そういった実践的知識が学べるのも良いんですが、そもそも「なんで、悪人の弁護ができるのか?」という問いを考える良いきっかけになるような気がします。
例えば、最近の6巻では、九条弁護士と嵐山警察官の次のようなやりとりが出てきます。
九条:弁護士が守ってるのは悪人ではない。手続きを守っている。
嵐山:手続きだと? どうゆう意味だ。
九条:あんたら警察には理解されないだろうが、適正な刑事手続きを進めてる。
嵐山:反社の犬が詭弁並べやがって。
本当はこれに続くセリフのほうが好きなんですが、重要なネタバレを含んでいるので書かないでおきます(悪質な誘導広告みたいですね。すみません)。
『なんで、「あんな奴ら」の弁護ができるのか?』
私は心が狭いので、ルールを守らない人間が苦手です。他人に迷惑をかけるような人間は( 自主規制 )だと本心では思っています。
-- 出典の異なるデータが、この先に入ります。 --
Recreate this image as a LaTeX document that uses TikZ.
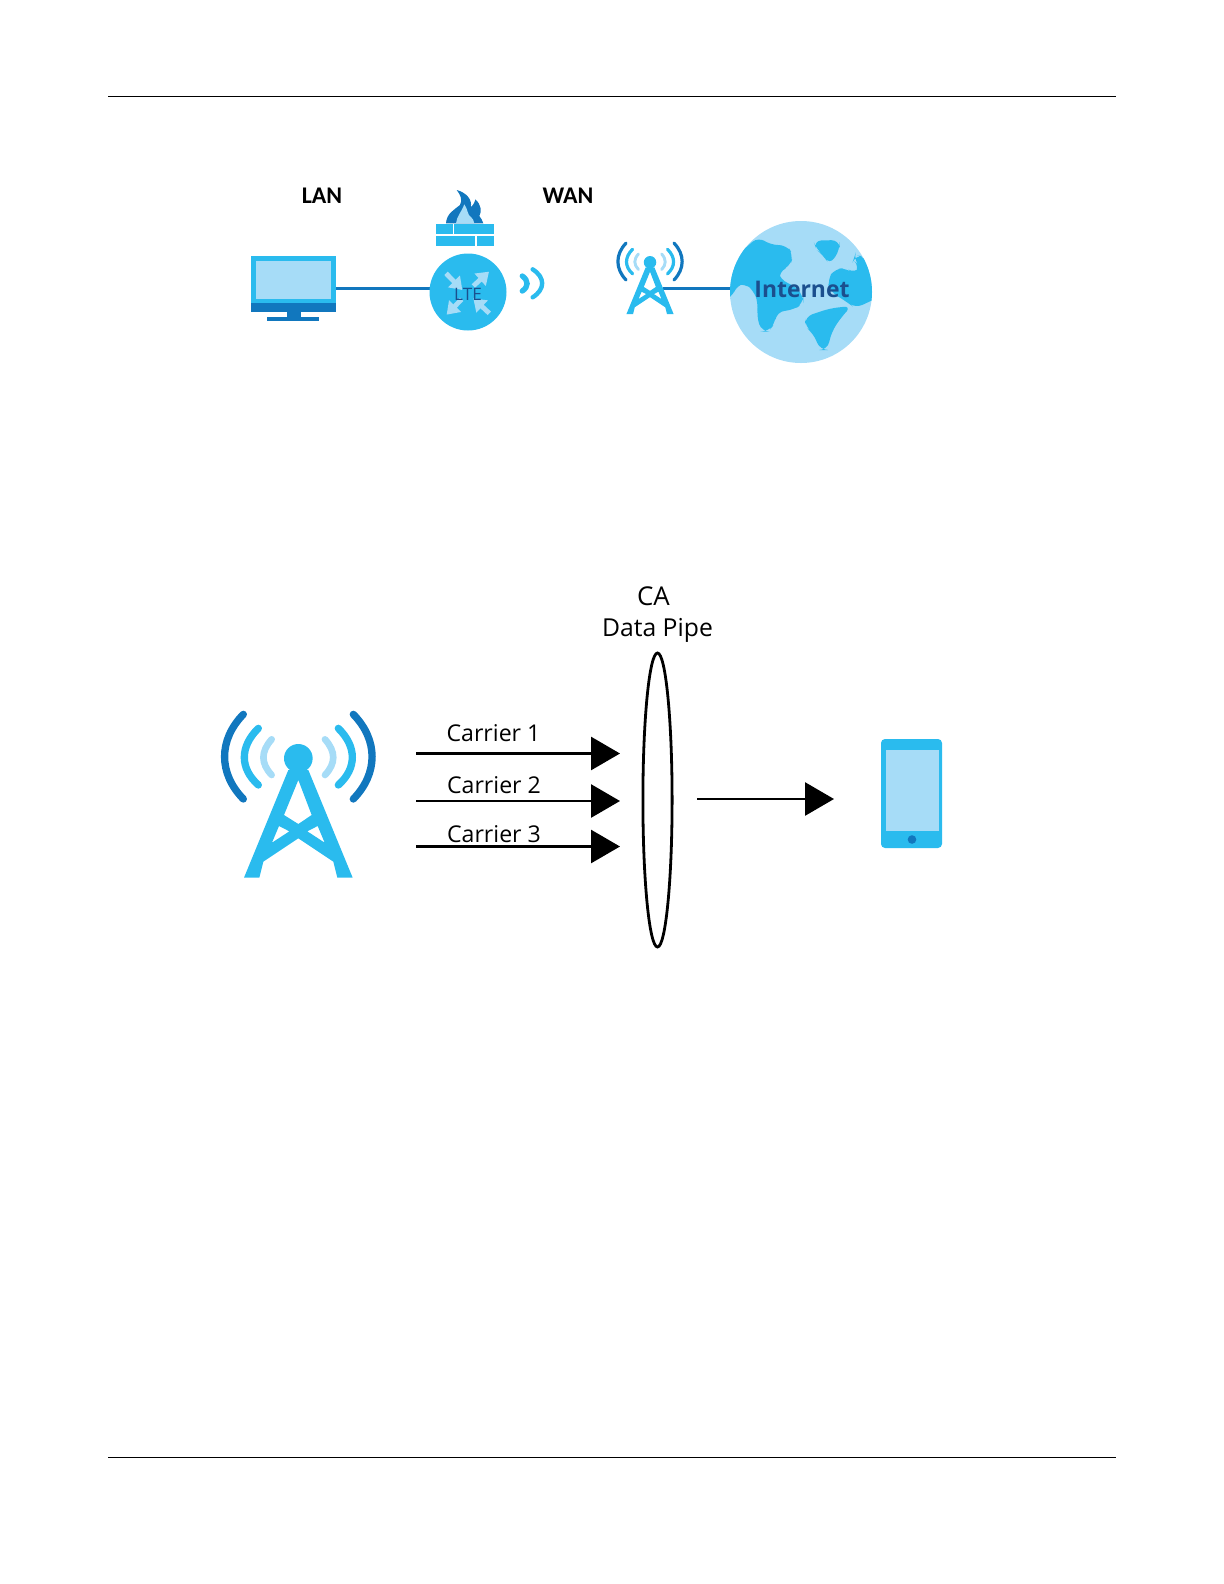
\documentclass[tikz,border=0pt]{standalone}
\usepackage{fontspec}
\setmainfont{Open Sans}
\newfontfamily\lanfont{Carlito}
\usetikzlibrary{arrows.meta,shapes.geometric}
\definecolor{zcyan}{HTML}{2ABBEE}
\definecolor{zdark}{HTML}{1177BE}
\definecolor{zlight}{HTML}{A6DCF7}
\definecolor{ztext}{HTML}{1B4F8E}
\tikzset{
  rule/.style={draw=black,line width=0.5bp},
  link/.style={draw=zdark,line width=1.5bp},
  bigarrow/.style={draw=black,line width=1.4bp,-{Triangle[length=14.5bp,width=16.5bp]}},
  smallicon/.style={shift={(#1)},x=0.16667bp,y=-0.16667bp},
  netlabel/.style={inner sep=0pt,text=black,font=\lanfont\bfseries\fontsize{12}{14}\selectfont},
  calabel/.style={inner sep=0pt,text=black,font=\fontsize{11.6}{14}\selectfont},
  ltearrow/.style={draw=zlight,line width=2.4bp,-{Triangle[length=6bp,width=8bp]}},
}
\newcommand{\towericon}[3]{%
  \begin{scope}[shift={(#1,#2)},x=#3*0.5bp,y=-#3*0.5bp,line cap=round]
    \fill[zcyan,even odd rule] (265,240)--(132,563)--(178,563)--(190,515)--(295,445)--(400,515)--(412,563)--(458,563)--(325,240)--cycle
      (295,270)--(335,375)--(295,402)--(252,375)--cycle
      (237,408)--(268,424)--(216,458)--cycle
      (353,408)--(322,424)--(374,458)--cycle;
    \fill[zcyan] (295,205) circle[radius=43];
    \draw[zdark,line width={#3*11bp}] (130,73) .. controls (55,150) and (55,250) .. (130,327);
    \draw[zdark,line width={#3*11bp}] (460,73) .. controls (535,150) and (535,250) .. (460,327);
    \draw[zcyan,line width={#3*11bp}] (175,115) .. controls (119,170) and (119,235) .. (175,285);
    \draw[zcyan,line width={#3*11bp}] (415,115) .. controls (471,170) and (471,235) .. (415,285);
    \draw[zlight,line width={#3*10bp}] (215,148) .. controls (182,185) and (182,220) .. (215,255);
    \draw[zlight,line width={#3*10bp}] (375,148) .. controls (408,185) and (408,220) .. (375,255);
  \end{scope}}
\begin{document}
\begin{tikzpicture}[x=0.5bp,y=-0.5bp]
\useasboundingbox (0,0) rectangle (1224,1584);
\coordinate (ruleTopL) at (108,96); \coordinate (ruleTopR) at (1116,96);
\coordinate (ruleBotL) at (108,1457.5); \coordinate (ruleBotR) at (1116,1457.5);
\draw[rule] (ruleTopL)--(ruleTopR);
\draw[rule] (ruleBotL)--(ruleBotR);

% labels
\node[netlabel] (lan) at (322,196) {LAN};
\node[netlabel] (wan) at (568,196) {WAN};

% connectors (below the icons)
\coordinate (monR) at (336,288);
\coordinate (lteL) at (432,288);
\coordinate (towR) at (663,288);
\coordinate (gloL) at (734,288);
\draw[link] (monR)--(lteL);
\draw[link] (towR)--(gloL);

% monitor
\fill[zcyan] (251,256) rectangle (336,303);
\fill[zlight] (256,261) rectangle (331,299);
\fill[zdark] (251,303) rectangle (336,312);
\fill[zdark] (287,312) rectangle (301,317);
\fill[zdark] (267,317) rectangle (319,321);

% firewall
\fill[zcyan] (436,223.5) rectangle (452.5,234);
\fill[zcyan] (454,223.5) rectangle (494,234);
\fill[zcyan] (436,236) rectangle (474.5,246);
\fill[zcyan] (476.5,236) rectangle (494,246);
\begin{scope}[smallicon={230,170}]
  \fill[zdark] (648,160) .. controls (650,130) and (672,120) .. (690,105)
     .. controls (698,90) and (692,75) .. (680,60)
     .. controls (710,68) and (728,90) .. (722,112)
     .. controls (730,105) and (735,95) .. (736,88)
     .. controls (755,105) and (755,125) .. (748,138)
     .. controls (752,145) and (758,150) .. (760,160) -- cycle;
  \fill[zlight] (678,160) .. controls (680,140) and (695,125) .. (703,103)
     .. controls (715,120) and (712,135) .. (722,140)
     .. controls (728,145) and (732,152) .. (733,160) -- cycle;
\end{scope}

% LTE router
\node[circle,fill=zcyan,minimum size=38.5bp,inner sep=0pt] (lte) at (468,292) {};
\begin{scope}[smallicon={230,170}]
  \draw[ltearrow] (648,310)--(697,360);
  \draw[ltearrow] (730,348)--(777,305);
  \draw[ltearrow] (695,388)--(650,434);
  \draw[ltearrow] (778,430)--(730,385);
  \draw[zcyan,line width=2.7bp,line cap=round] (877,318) .. controls (896,332) and (896,350) .. (877,363);
  \draw[zcyan,line width=2.2bp,line cap=round] (908,298) .. controls (946,322) and (946,358) .. (908,382);
\end{scope}
\node[inner sep=0pt,text=ztext,font=\fontsize{8.6}{10}\selectfont] (ltetext) at (468,294) {LTE};

% small tower
\towericon{607.2}{232.5}{0.1452}

% globe
\node[circle,fill=zlight,minimum size=71bp,inner sep=0pt] (globe) at (801,292) {};
\begin{scope}
  \clip (801,292) circle[radius=71];
  \begin{scope}[smallicon={590,200},rounded corners=4bp]
    \fill[zcyan] (400,300)--(425,180)--(505,110)--(540,135)--(590,135)--(610,165)--(600,200)--(565,215)--(570,240)--(610,255)--(640,285)--(640,310)--(610,330)--(560,335)--(555,370)--(535,395)--(515,395)--(500,350)--(505,310)--(490,270)--(465,250)--(440,255)--(425,295)--cycle;
    \fill[zcyan] (670,122)--(748,120)--(750,150)--(718,195)--(700,165)--(680,150)--cycle;
    \fill[zcyan] (795,165)--(825,170)--(870,260)--(870,290)--(795,325)--(770,305)--(720,275)--(712,240)--(735,205)--(770,205)--(795,222)--(810,200)--(790,180)--cycle;
    \fill[zcyan] (645,350)--(720,325)--(785,318)--(755,350)--(725,395)--(712,450)--(690,450)--(670,400)--(645,380)--cycle;
  \end{scope}
\end{scope}
\node[inner sep=0pt,text=ztext,font=\bfseries\fontsize{11.5}{14}\selectfont] (internet) at (802,289.5) {Internet};

% big tower
\towericon{200}{690}{0.33333}

% carrier arrows
\coordinate (c1s) at (416,753.5); \coordinate (c1e) at (620,753.5);
\coordinate (c2s) at (416,801); \coordinate (c2e) at (620,801);
\coordinate (c3s) at (416,846.5); \coordinate (c3e) at (620,846.5);
\coordinate (outs) at (697,799); \coordinate (oute) at (834,799);
\draw[bigarrow] (c1s)--(c1e);
\draw[bigarrow] (c2s)--(c2e);
\draw[bigarrow] (c3s)--(c3e);
\draw[bigarrow] (outs)--(oute);
\node[calabel] (car1) at (493.5,733.5) {Carrier 1};
\node[calabel] (car2) at (494,785) {Carrier 2};
\node[calabel] (car3) at (494,834) {Carrier 3};

% CA pipe
\node[ellipse,draw=black,line width=1.4bp,minimum width=14.6bp,minimum height=147bp,inner sep=0pt] (pipe) at (657.5,800) {};
\node[calabel,font=\fontsize{13}{15}\selectfont] (ca) at (653.5,596) {CA};
\node[calabel,font=\fontsize{12.4}{15}\selectfont] (dp) at (657.5,630) {Data Pipe};

% phone
\fill[zcyan,rounded corners=2bp] (881,739) rectangle (942,848);
\fill[zlight] (886,750) rectangle (939,831);
\fill[zdark] (912,839.5) circle[radius=4.3];
\end{tikzpicture}
\end{document}
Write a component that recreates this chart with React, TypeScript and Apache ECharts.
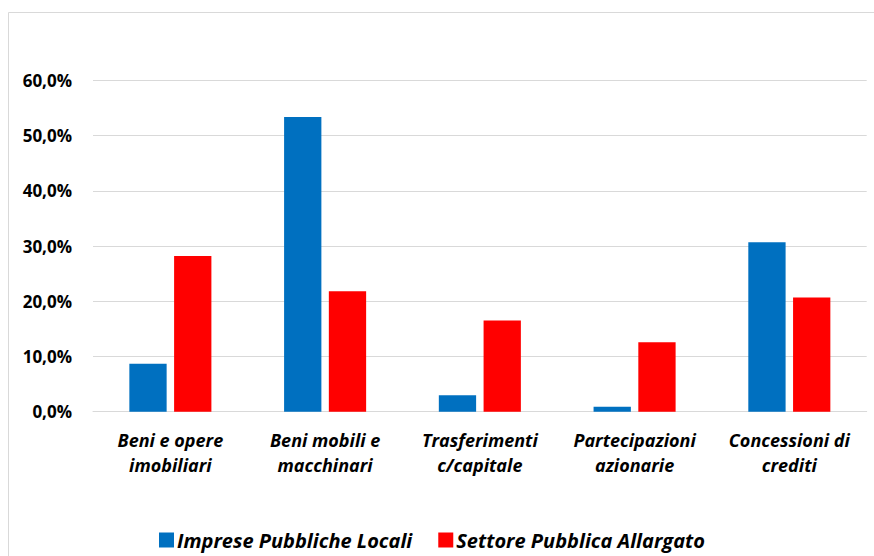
import React, { useEffect, useRef } from "react";
import * as echarts from "echarts";

const categories = [
  "Beni e opere\nimobiliari",
  "Beni mobili e\nmacchinari",
  "Trasferimenti\nc/capitale",
  "Partecipazioni\nazionarie",
  "Concessioni di\ncrediti",
];
const impresePubblicheLocali = [8.7, 53.4, 3.0, 0.9, 30.7];
const settorePubblicaAllargato = [28.2, 21.8, 16.5, 12.6, 20.7];
const seriesNames = ["Imprese Pubbliche Locali", "Settore Pubblica Allargato"];

const FONT = "'Open Sans', Lato, sans-serif";

export default function App() {
  const ref = useRef<HTMLDivElement>(null);

  useEffect(() => {
    if (!ref.current) return;
    const chart = echarts.init(ref.current, undefined, { renderer: "svg" });
    chart.setOption({
      animation: false,
      backgroundColor: "#ffffff",
      textStyle: { fontFamily: FONT },
      graphic: [
        {
          type: "rect",
          shape: { x: 8.5, y: 12.5, width: 900, height: 600 },
          style: { fill: "none", stroke: "#d9d9d9", lineWidth: 1 },
          silent: true,
          z: -1,
        },
      ],
      grid: { left: 93, right: 7.3, top: 80.5, bottom: 144.3, containLabel: false },
      legend: {
        left: 159,
        top: 528,
        padding: 0,
        itemWidth: 15,
        itemHeight: 15,
        itemGap: 26,
        icon: "rect",
        textStyle: {
          fontFamily: FONT,
          fontSize: 20,
          lineHeight: 24,
          fontWeight: "bold",
          fontStyle: "italic",
          color: "#000000",
          padding: [0, 0, 0, -2],
        },
        data: seriesNames,
      },
      xAxis: {
        type: "category",
        data: categories,
        axisLine: { show: true, lineStyle: { color: "#d9d9d9", width: 1 } },
        axisTick: { show: false },
        axisLabel: {
          margin: 16,
          fontFamily: FONT,
          fontSize: 18,
          fontWeight: "bold",
          fontStyle: "italic",
          color: "#000000",
          lineHeight: 25,
          interval: 0,
        },
      },
      yAxis: {
        type: "value",
        min: 0,
        max: 60,
        interval: 10,
        axisLine: { show: false },
        axisTick: { show: false },
        splitLine: { lineStyle: { color: "#d9d9d9", width: 1 } },
        axisLabel: {
          margin: 21,
          fontFamily: FONT,
          fontSize: 17,
          fontWeight: "bold",
          color: "#000000",
          formatter: (v: number) => v.toFixed(1).replace(".", ",") + "%",
        },
      },
      series: [
        {
          name: seriesNames[0],
          type: "bar",
          data: impresePubblicheLocali,
          barWidth: "24.1%",
          barGap: "20%",
          itemStyle: { color: "#0070C0" },
        },
        {
          name: seriesNames[1],
          type: "bar",
          data: settorePubblicaAllargato,
          barWidth: "24.1%",
          barGap: "20%",
          itemStyle: { color: "#FF0000" },
        },
      ],
    });
    return () => chart.dispose();
  }, []);

  return (
    <div
      ref={ref}
      style={{ position: "fixed", left: 0, top: 0, width: 874, height: 556 }}
    />
  );
}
しかし、諸般の事情から、仕事としては刑事事件にも携わりたいと思っています。なので、実際に仕事をし始めたらおそらく葛藤を抱えるに違いない…
というわけで、二回試験直後から『なんで、「あんな奴ら」の弁護ができるのか?』(現代人文社)を読み始めました。アメリカで刑事裁判に長年携わってきた方々がオムニバス形式で書いたエッセイ集のようなものです。
できれば「この本を読んでスッキリしました!」と言いたいところですが、すみません、実はまだ半分くらいしか読んでいません。意外と刑事事件に携わるのはもう少し先の話のようなので、今は慌てて交通事故処理や破産処理などを勉強しています。
冒頭で「通読した本を紹介する」と宣言しておきながら、読みかけの本を紹介するのは大変恐縮ですが、ぴったりのテーマだったことと、今のところ良い本だと思ったので紹介させてもらいました。
読み終えたらTwitterとかで感想を書くかもしれません。
期せずして大晦日の更新となってしまいました。こんな日に最後まで読んでくださった方がいたら、ありがとうございました。
2022年は個人的に大変な一年でした。2023年は健康に恵まれ、皆様にとっても素敵な一年となることを祈っています。